Fingers on a page…is there an investment in energy that can be stored in paper? Or is it just another facet of ‘the Matrix’? As in what it is that we assign value to gets it (our energy). Of course that’s true (idiota..). Just sitting here sippin’ beer…fuckin lush.
-But really? I just wrote something, a massive something…that I would assign all that I have left to that isn’t assigned already to permanence. All romantic connections would come to a quick halt…as reigns jerk Clydesdale's, sheer power yielding to the yoke of ‘being broken’. It’s not all I was created with…maybe all that shit is just distraction?? IDK, IDC…not enough, anyway. I assigned the emotion, I invested energy. I brought that paper to life…wait…

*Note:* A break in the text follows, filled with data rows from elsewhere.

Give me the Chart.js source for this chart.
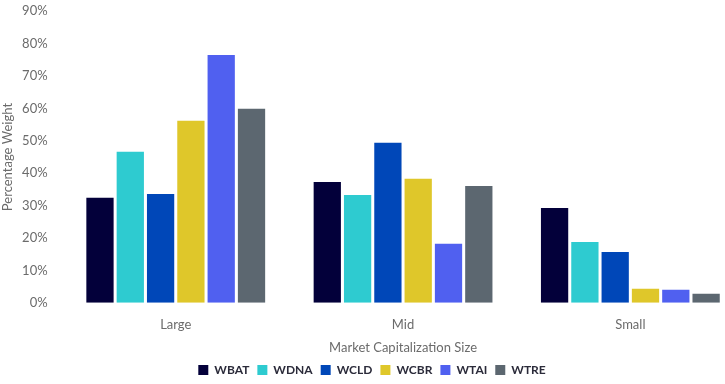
<!DOCTYPE html>
<html>
<head>
<meta charset="utf-8">
<script src="https://cdn.jsdelivr.net/npm/chart.js@4"></script>
<style>
  html, body { margin: 0; padding: 0; background: #fff; overflow: hidden; }
  #wrap { width: 755px; height: 389px; margin-top: -3px; }
</style>
</head>
<body>
<div id="wrap"><canvas id="barChart"></canvas></div>
<script>
// Data
const categories = ["Large", "Mid", "Small"];
const seriesNames = ["WBAT", "WDNA", "WCLD", "WCBR", "WTAI", "WTRE"];
const wbat = [32.4, 37.3, 29.3];
const wdna = [46.6, 33.3, 18.8];
const wcld = [33.6, 49.4, 15.7];
const wcbr = [56.2, 38.3, 4.3];
const wtai = [76.5, 18.2, 4.0];
const wtre = [59.9, 36.1, 2.8];
const seriesColors = ["#03003a", "#2ecbd0", "#0047b8", "#dfc72a", "#5060f0", "#5c6770"];

const seriesValues = [wbat, wdna, wcld, wcbr, wtai, wtre];

Chart.defaults.font.family = "Lato, 'Open Sans', sans-serif";
Chart.defaults.font.size = 13;
Chart.defaults.color = "#6b6b6b";

const barCtx = document.getElementById("barChart").getContext("2d");
const barChart = new Chart(barCtx, {
  type: "bar",
  data: {
    labels: categories,
    datasets: seriesNames.map((name, i) => ({
      label: name,
      data: seriesValues[i],
      backgroundColor: seriesColors[i],
      borderWidth: 0,
    })),
  },
  options: {
    responsive: true,
    maintainAspectRatio: false,
    animation: false,
    layout: {
      padding: { top: 0, left: 0, right: 11, bottom: 0 },
    },
    plugins: {
      legend: {
        position: "bottom",
        labels: {
          boxWidth: 10,
          boxHeight: 10,
          padding: 8,
          color: "#2b2b3a",
          font: { weight: "bold", size: 12 },
        },
      },
      tooltip: { enabled: false },
    },
    scales: {
      x: {
        grid: { display: false },
        border: { display: false },
        ticks: { padding: 6 },
        title: {
          display: true,
          text: "Market Capitalization Size",
          padding: { top: 2, bottom: 0 },
        },
      },
      y: {
        min: 0,
        max: 90,
        grid: { display: false },
        border: { display: false },
        ticks: {
          stepSize: 10,
          padding: 6.5,
          callback: (v) => v + "%",
        },
        title: {
          display: true,
          text: "Percentage Weight",
          padding: { top: 0, bottom: 0 },
        },
      },
    },
  },
});
</script>
</body>
</html>
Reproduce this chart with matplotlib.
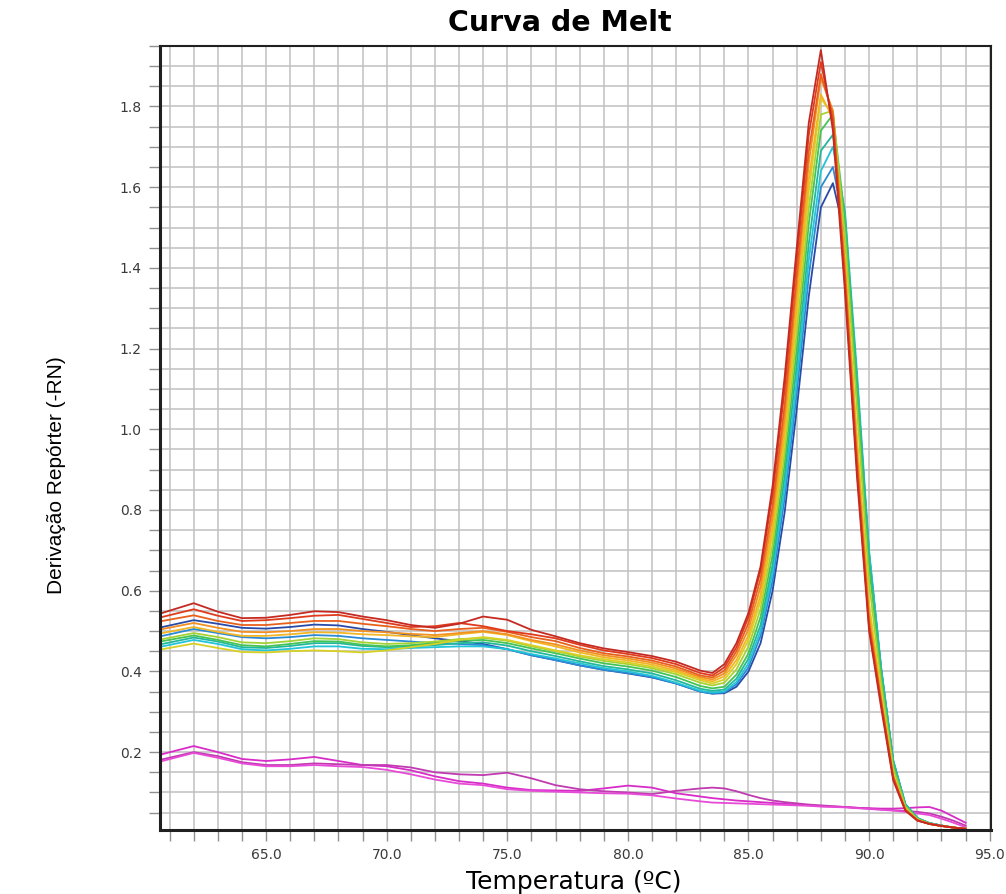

Recalling the last I felt such electricity, such life…I can’t remember except for being heartbroken at certain moments. So the value maybe comes from the other side. Might I be being thought of? I do wonder what she dreams about…if she sees me…if she’ll know me. I disavow the altruism in my soul for a touch…just one..fucking..touch.
Or not, because such a touch could steal my soul. But, alas, don’t be a fool, she could have it. Of all of those you’ve Loved, she would deserve it. (As I feel the intense desire in me to bloody my fists). Calm, pk..calma te…tranquilo, papi. ..
Electricity on a page, its alive, it DOES exist. This Love thing. Yep…just checked. It’s not in my writing or eloquence of skill that’s kinetic. It’s the “assignment”, you’re vested, and vested things grow in value.
Is it time to go home yet? Too many things to try and capture…and your handwriting is unbearable, right now. Like wet sand in a pillow ;). (Mental note, good memory..that was fucking hilarious). I should go see what the roomies are up to…and my late night visitor.